ABSTRACT

Jouve’s early formation was marked by Romain Rolland and the short-lived Unanimist movement. The next important event was his religious crisis in 1924, which caused him to renounce his early works and enter a new phase of poetic activity (plus the composition of five novels) in which spiritual and erotic sensibility predominates (the influence of Freudian psychoanalysis is also significant). His work during and after World War II continues along that same vein-La Vierge de Paris (The Virgin of Paris) of 1946, Hymne (Hymn) from 1947 and Diadème (Diadem) in 1949. The later poems, Ode and Langue (Language), from 1950 and 1954 respectively, make use of the verset (versicle) introduced into French poetry by Claudel and Saint-John Perse. A strong theme in Jouve’s poetry is the spiritual anguish caused by the sense of nothingness (frequent reference to ‘Nada’).
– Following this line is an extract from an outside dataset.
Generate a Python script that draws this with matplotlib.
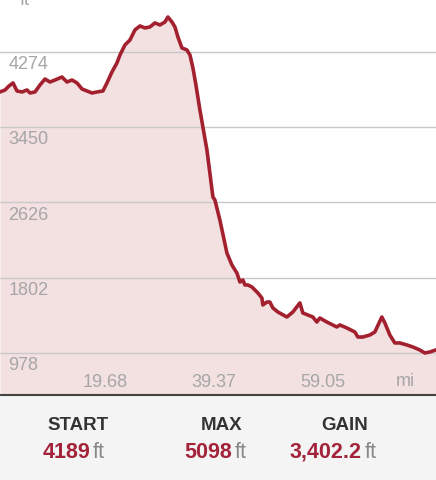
import numpy as np
import matplotlib.pyplot as plt

plt.rcParams['font.family'] = ['Liberation Sans', 'DejaVu Sans']

# elevation profile (distance in mi, elevation in ft)
dist_mi = [0.72, 1.63, 2.35, 3.07, 3.79, 4.70, 5.60, 6.14, 7.04, 7.95,
           8.85, 9.75, 10.66, 11.92, 12.82, 13.73, 14.63, 15.53, 16.43, 17.34,
           18.24, 19.32, 20.05, 20.95, 21.85, 22.40, 23.30, 24.20, 25.10, 26.01,
           26.91, 27.81, 28.72, 29.62, 30.52, 31.06, 31.79, 32.33, 32.87, 33.59,
           34.49, 35.04, 35.58, 36.12, 36.84, 37.38, 38.11, 39.19, 39.55, 40.45,
           41.72, 42.62, 43.52, 44.07, 44.61, 44.97, 45.51, 46.23, 47.32, 48.04,
           48.22, 48.94, 49.48, 50.03, 50.93, 52.55, 53.64, 54.90, 55.44, 56.35,
           57.25, 57.97, 58.51, 59.78, 61.58, 62.13, 63.39, 64.84, 65.38, 66.28,
           67.55, 68.45, 69.71, 70.26, 71.16, 72.06, 72.96, 74.23, 75.31, 76.58,
           77.48, 78.38, 79.47]
elev_ft = [3836, 3858, 3902, 3935, 3847, 3836, 3858, 3825, 3836, 3913,
           3978, 3945, 3967, 4000, 3945, 3967, 3935, 3869, 3847, 3825,
           3836, 3847, 3935, 4055, 4154, 4241, 4351, 4405, 4515, 4559,
           4537, 4548, 4592, 4570, 4602, 4657, 4602, 4548, 4438, 4318,
           4296, 4241, 4099, 3913, 3639, 3453, 3201, 2686, 2653, 2434,
           2073, 1942, 1854, 1755, 1777, 1723, 1723, 1701, 1635, 1580,
           1504, 1536, 1536, 1471, 1427, 1372, 1427, 1526, 1416, 1394,
           1372, 1317, 1361, 1317, 1263, 1285, 1252, 1208, 1153, 1153,
           1175, 1208, 1372, 1307, 1175, 1088, 1088, 1066, 1044, 1011,
           978, 989, 1011]

y_ticks = [978, 1802, 2626, 3450, 4274]
x_ticks = [19.68, 39.37, 59.05]

stat_names = ['START', 'MAX', 'GAIN']
stat_values = ['4189', '5098', '3,402.2']

# pixel anchors for the footer: label centre, right edge of the number
name_x = [78, 222, 345]
value_right = [90, 232, 362]

line_col = '#a3202e'
fill_col = '#f3e0e1'
grid_col = '#c8c8c8'
label_col = '#a6a6a6'

fig = plt.figure(figsize=(4.36, 4.8), dpi=100)
fig.patch.set_facecolor('#f4f4f4')
ax = fig.add_axes([0, 85/480, 1, 395/480])
ax.set_facecolor('white')

ymin, ymax = 518, 4843
ax.set_xlim(0.72, 79.5)
ax.set_ylim(ymin, ymax)

ax.fill_between(dist_mi, elev_ft, ymin, color=fill_col, lw=0, zorder=1)
for t in y_ticks:
    ax.axhline(t, color=grid_col, lw=1.0, zorder=2)
ax.plot(dist_mi, elev_ft, color=line_col, lw=2.6, solid_joinstyle='round', zorder=3)

for t in y_ticks:
    ax.annotate(str(t), xy=(0, t), xycoords=('axes fraction', 'data'),
                xytext=(6, -3), textcoords='offset points', ha='left', va='top',
                fontsize=13, color=label_col, zorder=4)
for t in x_ticks:
    ax.annotate('%.2f' % t, xy=(t, 0), xycoords=('data', 'axes fraction'),
                xytext=(0, 3), textcoords='offset points', ha='center', va='bottom',
                fontsize=13, color=label_col, zorder=4)
ax.text(405/436, 14/395, 'mi', transform=ax.transAxes, ha='center', va='center',
        fontsize=13, color=label_col)
ax.text(25/436, 0.999, 'ft', transform=ax.transAxes, ha='center', va='center',
        fontsize=13, color=label_col)

ax.set_xticks([])
ax.set_yticks([])
for s in ['top', 'left', 'right']:
    ax.spines[s].set_visible(False)
ax.spines['bottom'].set_color('#444444')
ax.spines['bottom'].set_linewidth(1.5)
ax.spines['bottom'].set_zorder(5)

# footer summary
for name, val, nx, vr in zip(stat_names, stat_values, name_x, value_right):
    fig.text(nx/436, 1 - 425/480, name, ha='center', va='center',
             fontsize=13.5, fontweight='bold', color='#333333')
    fig.text(vr/436, 1 - 452/480, val, ha='right', va='center',
             fontsize=15.5, fontweight='bold', color='#a3243a')
    fig.text((vr + 3)/436, 1 - 452/480, 'ft', ha='left', va='center',
             fontsize=15.5, color='#888888')

fig.savefig('out.png', dpi=100, facecolor=fig.get_facecolor())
Somewhat in contrast with most French poets, whose strongest affinities are with the plastic arts, Jouve maintained a lively attachment to music, publishing important lengthy essays on Mozart’s Don Giovanni in 1942 and on Berg’s Wozzeck in 1953. There is also a journal, En miroir (In the Looking Glass), published in 1954, and translations from Hölderlin, Shakespeare and St Theresa of Avila. The complete poems are published by Mercure de France (Poésies) in four volumes (1964-7).